Global Law: Contemporary Challenges, Future Perspectives
Disponível somente em PDF. Extraído do Repositório Digital da FGV.
“This book offers a synthesis of the main debates which have taken place within the pioneer Global Law Program at FGV Law School in São Paulo, Brazil. It presents a selection of papers discussing, from the Brazilian perspective, some of the most challenging contemporary problems of globalization. With emphasis on the interconnectedness of these problems, the chapters discuss a set of complex issues such as tax policies harmonization, environmental protection, the restructuring of state machinery and its changing nature, the problem of immigration, and the novel conceptual framework for discussing law and development.
The complexity of each individual theme, coupled with the various viewpoints from which they are discussed, underscores the relevance of rethinking the connection between theoretical models springing from markedly diverse national realities, a proposal which is at the heart of the Global Law Program at FGV. The chapters in this volume display such variety, either from a geographical standpoint (with contributions by scholars working in Brazil,
Europe, United States, and Asia), or from the methodological perspective adopted (case studies, theoretical discussions, analyses of normative texts). Taken together, they allow a concrete expression of the role that different theoretical strategies have on our perception of globalization.
The urgent need for a new conceptual framework to face the sweeping, fast-paced changes in the wake of globalization is also the focal point of Michael Schillig’s ‘EU Framework for Reservation of Title’ and John I. Forry’s ‘Taxing Multinational Enterprises: Basic Issues of International Income Tax Harmonization’. Nuno Cunha Rodrigues’s “The Use of Public Procurement as a Non-Tariff Barrier: Relations between the EU and the BRICS in the Context of the New EU Trade and Investment Strategy” discusses the tension between national and regional regulation in face of new global regulatory spaces. These texts scrutinize the challenges that unprecedented political-economic designs present to law and, more specifically, to the theoretical-practical models of economic regulation.
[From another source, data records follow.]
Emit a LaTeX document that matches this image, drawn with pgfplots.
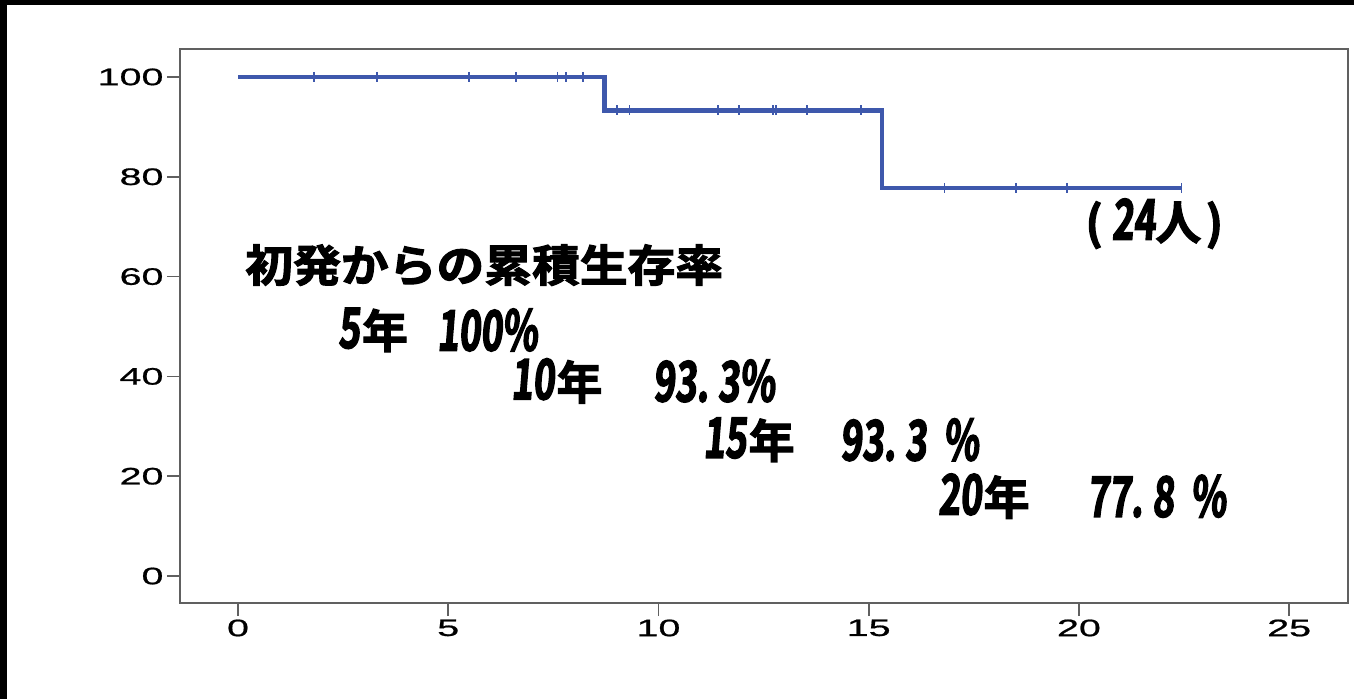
\documentclass[border=0pt]{standalone}
\usepackage{fontspec}
\usepackage{pgfplots}
\pgfplotsset{compat=1.18}
\setmainfont{Liberation Sans}
\newfontfamily\tickfont{Liberation Sans}[FakeStretch=1.65, FakeBold=0.8]
\newfontfamily\jp{Noto Sans CJK JP}[UprightFont=* Bold, FakeBold=2.5]
\newfontfamily\jptitle{Noto Sans CJK JP}[UprightFont=* Bold, FakeBold=2.5, FakeStretch=1.09]
\newfontfamily\jpnum{Noto Sans CJK JP}[UprightFont=* Bold, FakeBold=2.5, FakeStretch=0.66, FakeSlant=0.08]
\definecolor{kmblue}{RGB}{62,88,172}
\definecolor{axgray}{RGB}{96,96,96}
\newcommand{\jpsize}[1]{\fontsize{#1}{#1}\selectfont}
% "<n>年" in the mixed digit / kanji style
\newcommand{\nen}[1]{\jpnum\jpsize{56}#1\hspace{2bp}\jp\jpsize{46}年}
\begin{document}
\begin{tikzpicture}
\useasboundingbox (-180bp,-96bp) rectangle (1174bp,603bp);
% dark edges of the frame
\fill[black] (-180bp,-96bp) rectangle (-173bp,603bp);
\fill[black] (-180bp,598bp) rectangle (1174bp,603bp);
\begin{axis}[
  at={(0,0)}, anchor=south west,
  scale only axis,
  width=1168bp, height=554bp,
  xmin=-1.38, xmax=26.4,
  ymin=-5.4, ymax=105.6,
  xtick={0,5,10,15,20,25},
  ytick={0,20,40,60,80,100},
  tick align=outside,
  xtick pos=left, ytick pos=left,
  major tick length=13bp,
  axis line style={axgray, line width=1.8bp},
  tick style={axgray, line width=1.8bp},
  /pgf/number format/assume math mode=true,
  ticklabel style={font=\tickfont\jpsize{24}, text=black},
  clip=false,
]
% Kaplan-Meier step curve
\addplot[const plot, kmblue, line width=4.6bp] coordinates {
  (0,100) (8.72,93.33) (15.32,77.78) (22.44,77.78)
};
% censored observations
\addplot[only marks, mark=|, mark size=5bp, kmblue, mark options={line width=1.6bp}] coordinates {
  (1.81,100) (3.31,100) (5.50,100) (6.61,100) (7.60,100) (7.80,100) (8.21,100)
  (9.01,93.33) (9.31,93.33) (11.41,93.33) (11.92,93.33) (12.73,93.33) (12.79,93.33) (13.53,93.33) (14.82,93.33)
  (16.80,77.78) (18.50,77.78) (19.71,77.78) (22.44,77.78)
};
% annotations
\node[anchor=west, inner sep=0pt] at (axis cs:0.17,62.3) {\jptitle\jpsize{44}初発からの累積生存率};
\node[anchor=west, inner sep=0pt] at (axis cs:2.38,49.3) {\nen{5}};
\node[anchor=west, inner sep=0pt] at (axis cs:4.73,49.3) {\jpnum\jpsize{56}100\%};
\node[anchor=west, inner sep=0pt] at (axis cs:6.49,39.1) {\nen{10}};
\node[anchor=west, inner sep=0pt] at (axis cs:9.87,39.1) {\jpnum\jpsize{56}93.\,3\%};
\node[anchor=west, inner sep=0pt] at (axis cs:11.06,27.3) {\nen{15}};
\node[anchor=west, inner sep=0pt] at (axis cs:14.32,27.3) {\jpnum\jpsize{56}93.\,3\hspace{0.3em}\%};
\node[anchor=west, inner sep=0pt] at (axis cs:16.65,16.0) {\nen{20}};
\node[anchor=west, inner sep=0pt] at (axis cs:20.20,16.0) {\jpnum\jpsize{56}77.\,8\hspace{0.3em}\%};
\node[anchor=west, inner sep=0pt] at (axis cs:20.15,70.6) {\jp\jpsize{46}(\hspace{0.2em}\jpnum\jpsize{56}24\jp\jpsize{46}人\hspace{0.1em})};
\end{axis}
\end{tikzpicture}
\end{document}
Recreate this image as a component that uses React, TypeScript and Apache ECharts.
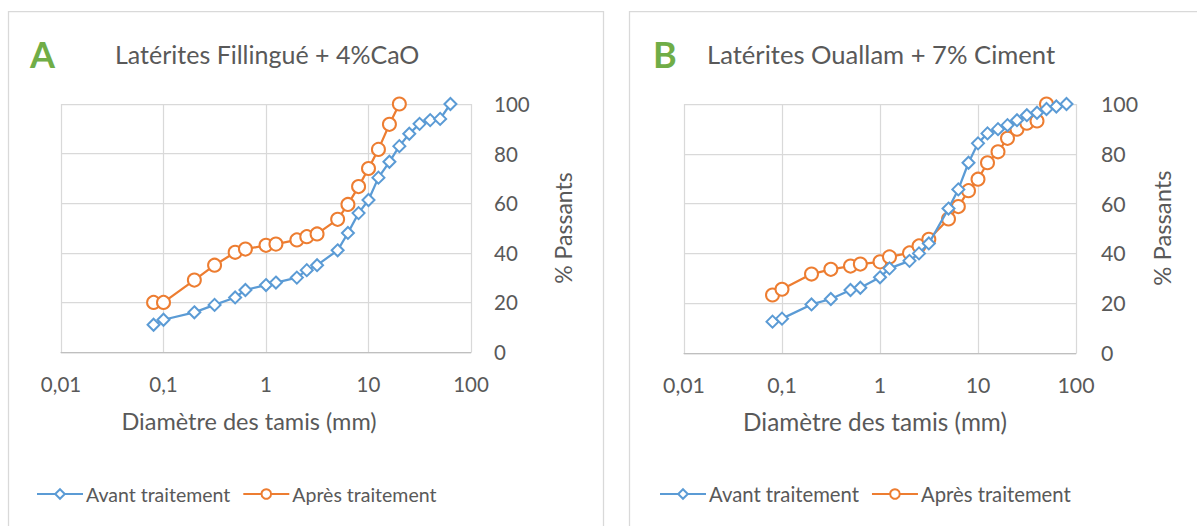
import React, { useEffect, useRef } from "react";
import * as echarts from "echarts";

// Chart A: Latérites Fillingué + 4%CaO
const sievesAvantA = [0.08, 0.1, 0.2, 0.315, 0.5, 0.63, 1, 1.25, 2, 2.5, 3.15, 5, 6.3, 8, 10, 12.5, 16, 20, 25, 31.5, 40, 50, 63];
const avantA = [11, 13, 16, 19, 22, 25, 27, 28, 30, 33, 35, 41, 48, 56, 61.3, 70.3, 76.7, 83, 88, 92, 93.5, 94, 100];
const sievesApresA = [0.08, 0.1, 0.2, 0.315, 0.5, 0.63, 1, 1.25, 2, 2.5, 3.15, 5, 6.3, 8, 10, 12.5, 16, 20];
const apresA = [20, 20, 29, 35, 40.2, 41.5, 43, 43.5, 45.2, 46.5, 47.6, 53.5, 59.5, 66.7, 74, 81.7, 91.8, 100];

// Chart B: Latérites Ouallam + 7% Ciment
const sievesAvantB = [0.08, 0.1, 0.2, 0.315, 0.5, 0.63, 1, 1.25, 2, 2.5, 3.15, 5, 6.3, 8, 10, 12.5, 16, 20, 25, 31.5, 40, 50, 63, 80];
const avantB = [12.6, 13.8, 19.5, 21.7, 25.3, 26.2, 30.4, 34, 37, 40, 44, 58, 65.7, 76.4, 84.2, 88.2, 89.9, 91.5, 93.5, 95.5, 96.5, 98, 99, 100];
const sievesApresB = [0.08, 0.1, 0.2, 0.315, 0.5, 0.63, 1, 1.25, 2, 2.5, 3.15, 5, 6.3, 8, 10, 12.5, 16, 20, 25, 31.5, 40, 50];
const apresB = [23.3, 25.6, 31.7, 33.6, 34.9, 35.7, 36.6, 38.6, 40.2, 43, 45.7, 53.8, 58.8, 65.2, 69.8, 76.4, 80.8, 86.2, 89.9, 92.3, 93.2, 100];

const xTicks = [0.01, 0.1, 1, 10, 100];
const yTicks = [0, 20, 40, 60, 80, 100];
const seriesNames = ["Avant traitement", "Après traitement"];
const titleA = "Latérites Fillingué + 4%CaO";
const titleB = "Latérites Ouallam + 7% Ciment";
const xTitle = "Diamètre des tamis (mm)";
const yTitle = "% Passants";

const BLUE = "#5B9BD5";
const ORANGE = "#ED7D31";
const TEXT = "#595959";
const GRIDC = "#D9D9D9";
const FONT = "Lato, 'Noto Sans', sans-serif";

const zip = (xs: number[], ys: number[]) => xs.map((x, i) => [x, ys[i]]);

const fmtX = (v: number) => Number(v.toPrecision(6)).toString().replace(".", ",");

export default function App() {
  const ref = useRef<HTMLDivElement>(null);
  useEffect(() => {
    if (!ref.current) return;
    const chart = echarts.init(ref.current, null, { renderer: "svg" });
    const grids = [
      { left: 61, top: 104, width: 410, height: 248 },
      { left: 684, top: 104, width: 392, height: 249 },
    ];
    const scale = [1, 1.04];
    const xAxis = grids.map((_, i) => ({
      type: "log",
      logBase: 10,
      gridIndex: i,
      min: xTicks[0],
      max: xTicks[xTicks.length - 1],
      axisLine: { show: true, lineStyle: { color: "#BFBFBF", width: 1.25 } },
      axisTick: { show: false },
      splitLine: { show: true, lineStyle: { color: GRIDC, width: 1.25 } },
      axisLabel: { formatter: fmtX, color: TEXT, fontSize: 20.5 * scale[i], fontFamily: FONT, margin: 21 },
    }));
    const yAxis = grids.map((_, i) => ({
      type: "value",
      gridIndex: i,
      position: "right",
      min: yTicks[0],
      max: yTicks[yTicks.length - 1],
      interval: 20,
      axisLine: { show: false },
      axisTick: { show: false },
      splitLine: { show: true, lineStyle: { color: GRIDC, width: 1.25 } },
      axisLabel: { color: TEXT, fontSize: 20.5 * scale[i], fontFamily: FONT, margin: i === 0 ? 23 : 25 },
    }));
    const mk = (name: string, idx: number, data: number[][], color: string, symbol: string, size: number) => ({
      type: "line",
      name,
      xAxisIndex: idx,
      yAxisIndex: idx,
      data,
      symbol,
      symbolSize: size,
      showAllSymbol: true,
      lineStyle: { color, width: 2.25 },
      itemStyle: { color, borderColor: color, borderWidth: 1.75 },
      z: name === seriesNames[0] ? 3 : 2,
    });
    const series = [
      mk(seriesNames[0], 0, zip(sievesAvantA, avantA), BLUE, "emptyDiamond", 12),
      mk(seriesNames[1], 0, zip(sievesApresA, apresA), ORANGE, "emptyCircle", 13),
      mk(seriesNames[0], 1, zip(sievesAvantB, avantB), BLUE, "emptyDiamond", 12),
      mk(seriesNames[1], 1, zip(sievesApresB, apresB), ORANGE, "emptyCircle", 13),
    ];
    const legend = [36, 659].map((left, i) => ({
      left,
      top: 484,
      padding: 0,
      data: seriesNames,
      itemWidth: 46,
      itemHeight: 12,
      itemGap: 12,
      selectedMode: false,
      textStyle: { color: TEXT, fontSize: 19.5 * scale[i], fontFamily: FONT, padding: [0, 0, 0, -2] },
    }));
    const txt = (x: number, y: number, text: string, size: number, fill: string, extra: any = {}) => ({
      type: "text",
      x,
      y,
      style: { text, fontSize: size, fill, fontFamily: FONT, verticalAlign: "middle", ...extra },
      silent: true,
    });
    const graphic = [
      { type: "rect", shape: { x: 8.5, y: 11.5, width: 595, height: 540 }, style: { fill: "none", stroke: GRIDC, lineWidth: 1.25 } },
      { type: "rect", shape: { x: 629.5, y: 11.5, width: 600, height: 540 }, style: { fill: "none", stroke: GRIDC, lineWidth: 1.25 } },
      txt(30, 54, "A", 36, "#70AD47", { fontWeight: "bold" }),
      txt(115, 54, titleA, 25, TEXT),
      txt(653, 54, "B", 36, "#70AD47", { fontWeight: "bold" }),
      txt(707, 54, titleB, 25.6, TEXT),
      txt(249, 421, xTitle, 23.5, TEXT, { align: "center" }),
      txt(875, 421, xTitle, 24.3, TEXT, { align: "center" }),
      { ...txt(563, 228, yTitle, 23, TEXT, { align: "center" }), rotation: Math.PI / 2 },
      { ...txt(1162, 228, yTitle, 23.8, TEXT, { align: "center" }), rotation: Math.PI / 2 },
    ];
    chart.setOption({
      animation: false,
      backgroundColor: "#FFFFFF",
      textStyle: { fontFamily: FONT },
      grid: grids,
      xAxis,
      yAxis,
      series,
      legend,
      graphic,
    });
    return () => chart.dispose();
  }, []);
  return <div ref={ref} style={{ position: "absolute", left: 0, top: 0, width: 1197, height: 526 }} />;
}
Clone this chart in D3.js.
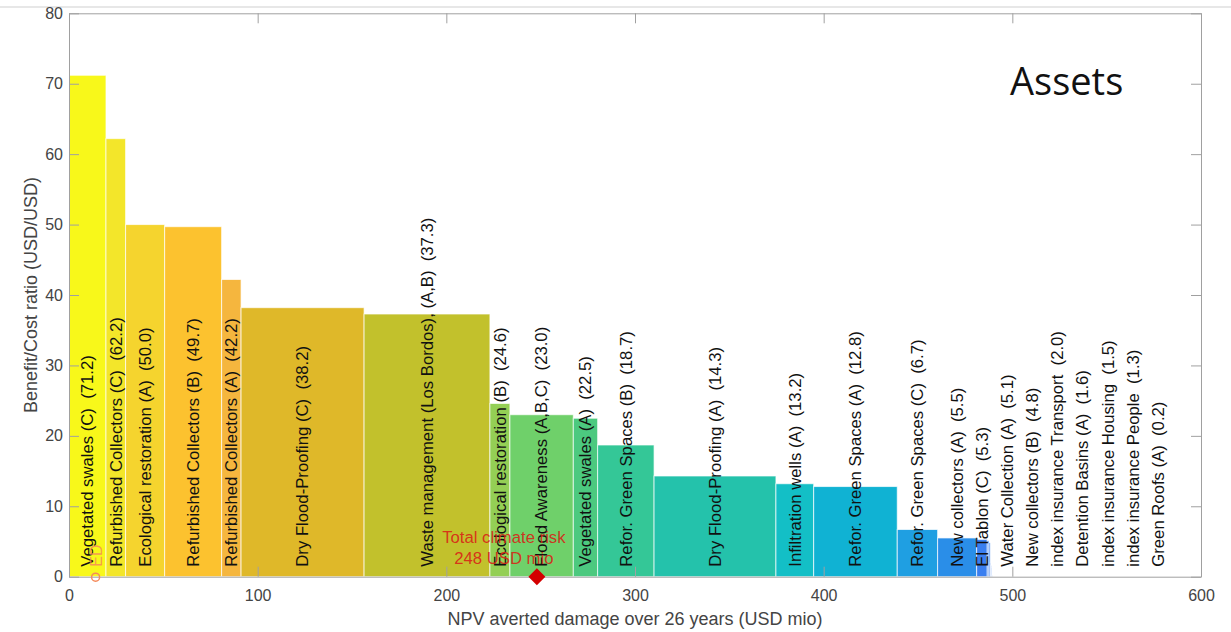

Courts all around the world have played an important role in this effort to enable law to cope with the new globalized context. ‘Law and Economics in the Civil Law World: The Case of Brazilian Courts’, by Bruno M. Salama and Mariana Pargendler, is an in-depth case study of the limits and possibilities for judicial intervention in this arena. Their findings closely dialogue with Zeynep Derya Tarman’s argument in ‘Jurisdiction and Governing Law in International Business Contracts under Turkish Law’.
The recreation of institutional designs represents another major strategy to cope with a global context which is, at the same time, more integrated and more diverse. Institutional reengineering has been discussed in different areas, as exemplified in this book by Weitseng Chen’s ‘Institutional Arbitrage: China’s Economic Power Projection and International Capital Markets’ (economy); Cristina Barettini’s ‘The Valletta Summit on Migration’
(human rights); and Alexandre Pacheco da Silva and Victor Nóbrega Luccas’s ‘Picking the Wrong Winners: Evaluating a Legal Policy beyond the Law’ (cultural goods). José M. de Areilza’s ‘Law and Politics to Formulate the Next European Utopia’ suggests that these new arrangements are indices of deeper transformations in the legal-political global order.
New legal professionals will be needed to make law function in this transformed world. The trials to educate these professionals are discussed in Lynn P. Cohn’s ‘The Case for Including Negotiation, Dispute Resolution and Problem-Solving Teaching in the Law School Curriculum and How to Get Started” and in Jedidiah J. Kroncke’s “Teaching International Labor and Employment Law: The Comparative Foundations of Transnational Pedagogy’.
The collection of texts in this volume aims at fostering debates over traditionally accepted theoretical models and enhancing the role local realities play on global thinking. This is the idea at the heart of the Global Law program which it synthesizes.”